▶ **INFORMATION SHOWN**
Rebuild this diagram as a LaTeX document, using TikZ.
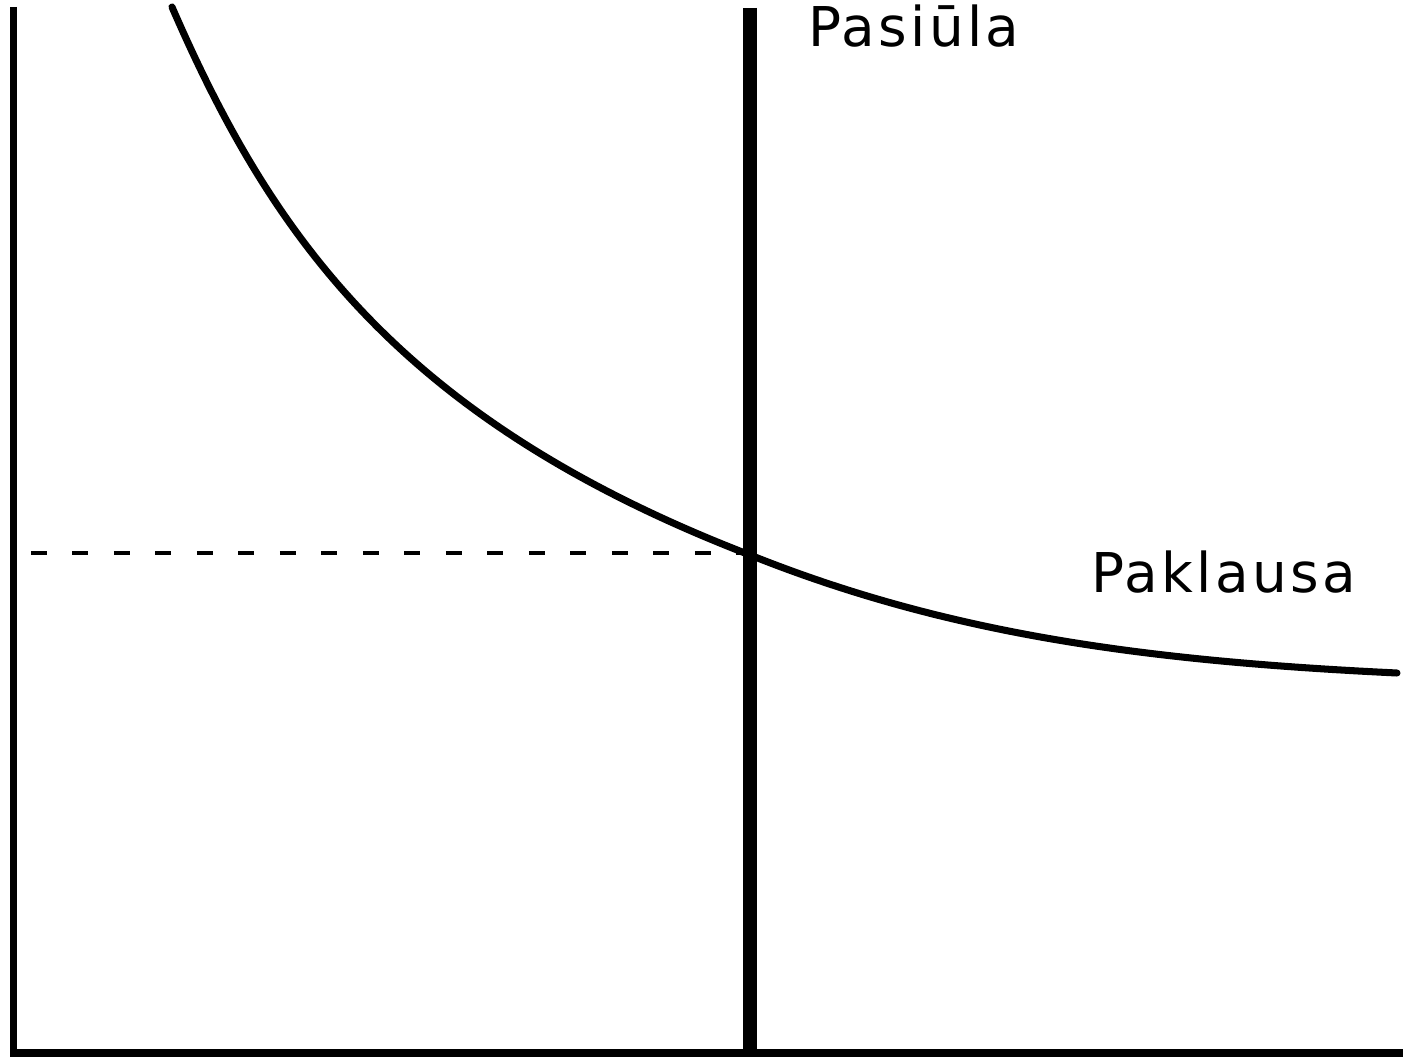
\documentclass[tikz,border=0pt]{standalone}
\usepackage{fontspec}
\setmainfont{DejaVu Sans}[LetterSpace=6]
\begin{document}
\begin{tikzpicture}[x=0.01cm, y=-0.01cm, semithick]
    \tikzset{lbl/.style={inner sep=0pt, font=\fontsize{15.6}{18}\selectfont},
             axis/.style={line width=2.2pt},
             supply/.style={line width=4pt},
             demand/.style={line width=2pt, line cap=round},
             guide/.style={line width=1.1pt, dash pattern=on 4.5pt off 7.3pt}}
    \useasboundingbox (0,0) rectangle (1408,1061);
    \coordinate (top) at (13.5,7);
    \coordinate (o) at (13.5,1053);
    \coordinate (qend) at (1403,1053);
    \coordinate (stop) at (750,8);
    \coordinate (sbot) at (750,1053);
    \coordinate (dtop) at (172,7);
    \coordinate (eq) at (750,555);
    \coordinate (dend) at (1397,673);
    \coordinate (pstart) at (31,553);
    \coordinate (pend) at (740,553);
    \node[lbl, anchor=base west] (sLbl) at (807,47) {Pasiūla};
    \node[lbl, anchor=base west] (dLbl) at (1090,593) {Paklausa};
    {
       \draw[axis] (top) -- (o) -- (qend);
       \draw[supply] (stop) -- (sbot);
       \draw[guide] (pstart) -- (pend);
       \draw[demand] (dtop) .. controls (272,237) and (400,420) .. (eq)
        .. controls (950,635) and (1147,661) .. (dend);
    }
\end{tikzpicture}
\end{document}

▶ **GIVEN REQUEST**
Your copy of the data should match it exactly, except that pictures are left out.

▶ **RESULT OF THE EXERCISE**
Rebuild this diagram as a LaTeX document, using TikZ.
\documentclass[tikz,border=0pt]{standalone}
\usepackage{fontspec}
\setmainfont{DejaVu Sans}[LetterSpace=6]
\begin{document}
\begin{tikzpicture}[x=0.01cm, y=-0.01cm, semithick]
    \tikzset{lbl/.style={inner sep=0pt, font=\fontsize{15.6}{18}\selectfont},
             axis/.style={line width=2.2pt},
             supply/.style={line width=4pt},
             demand/.style={line width=2pt, line cap=round},
             guide/.style={line width=1.1pt, dash pattern=on 4.5pt off 7.3pt}}
    \useasboundingbox (0,0) rectangle (1408,1061);
    \coordinate (top) at (13.5,7);
    \coordinate (o) at (13.5,1053);
    \coordinate (qend) at (1403,1053);
    \coordinate (stop) at (750,8);
    \coordinate (sbot) at (750,1053);
    \coordinate (dtop) at (172,7);
    \coordinate (eq) at (750,555);
    \coordinate (dend) at (1397,673);
    \coordinate (pstart) at (31,553);
    \coordinate (pend) at (740,553);
    \node[lbl, anchor=base west] (sLbl) at (807,47) {Pasiūla};
    \node[lbl, anchor=base west] (dLbl) at (1090,593) {Paklausa};
    {
       \draw[axis] (top) -- (o) -- (qend);
       \draw[supply] (stop) -- (sbot);
       \draw[guide] (pstart) -- (pend);
       \draw[demand] (dtop) .. controls (272,237) and (400,420) .. (eq)
        .. controls (950,635) and (1147,661) .. (dend);
    }
\end{tikzpicture}
\end{document}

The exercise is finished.